According to the World Health Organization, water scarcity impacts 40% of the world’s population, and as many as 700 million people are at-risk of being displaced as a result of drought by 2030. We think that, potentially, drought prediction software could help people and governments in these areas to plan ahead and avoid unforeseen circumstances, in turn improving the quality of life in these regions.
What it does
This code uses a multi-output regression model to predict the duration and severity of droughts based on meteorological data from the US drought monitor. The data was collected and organized by Christoph Minixhofer on Kaggle
How we built it
We decided to use Python for the project because there are a lot of great packages for data analysis and machine learning. Specifically, Pandas, SciPy, NumPy came in handy for working with data, and scikit-learn provided a large library of machine learning tools. We spent almost the entirety of this hackathon to learn machine learning, and we still have a long way to go.
Challenges we ran into
This project was fairly challenging, especially given that we knew absolutely nothing about machine learning going into this project. We were able to obtain a basic understanding of the concepts only after lots of trial and error. Additionally, the input data that we got was a different format from what we expected. The practice problems that we did before diving into the project contained simple matrices, but the data from the US drought monitor is in a 3D array format.
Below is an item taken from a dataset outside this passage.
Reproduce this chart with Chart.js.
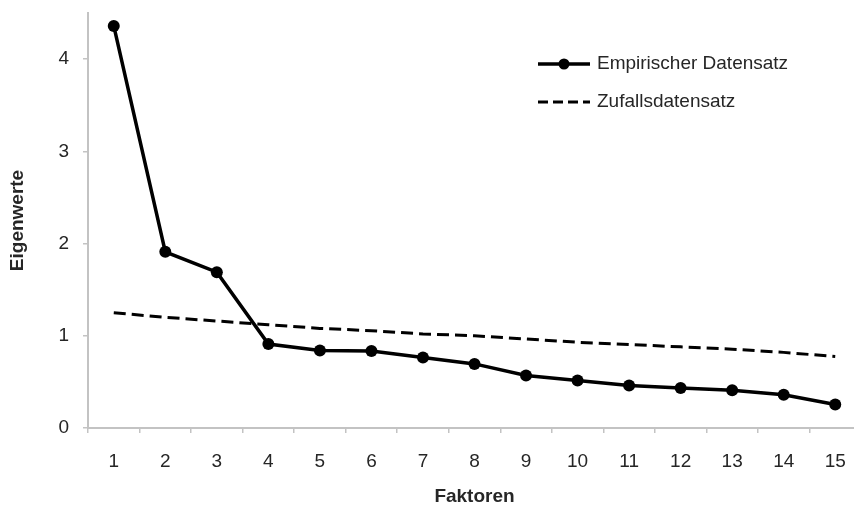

Accomplishments that we're proud of
After hours of research and trial and error, we were able to figure out that Multi-Output Linear Regression is the machine learning model that works the best with our data. It took a lot of effort to get our data ready for the model, but we managed to get it working.
What we learned
We learned that it is better to assess the complexity of a project before deciding to work on it. We did not expect it to be so complex. When participating in the hackathons in the future, we will definitely spend more time on choosing the right project to make sure we are able to finish it in the limited amount of time we have.
What's next for ML Drought Prediction
The next step for this project will be to implement it using different regression models, such as Random Forest, when we manage to get the computational resources. It is important to note that our dataset also contains soil data, but due to the lack of time, we excluded it from the model. It would be a good idea to include it in the future. Moreover, it would be good to use satellite images to further enhance the predictive power of our model.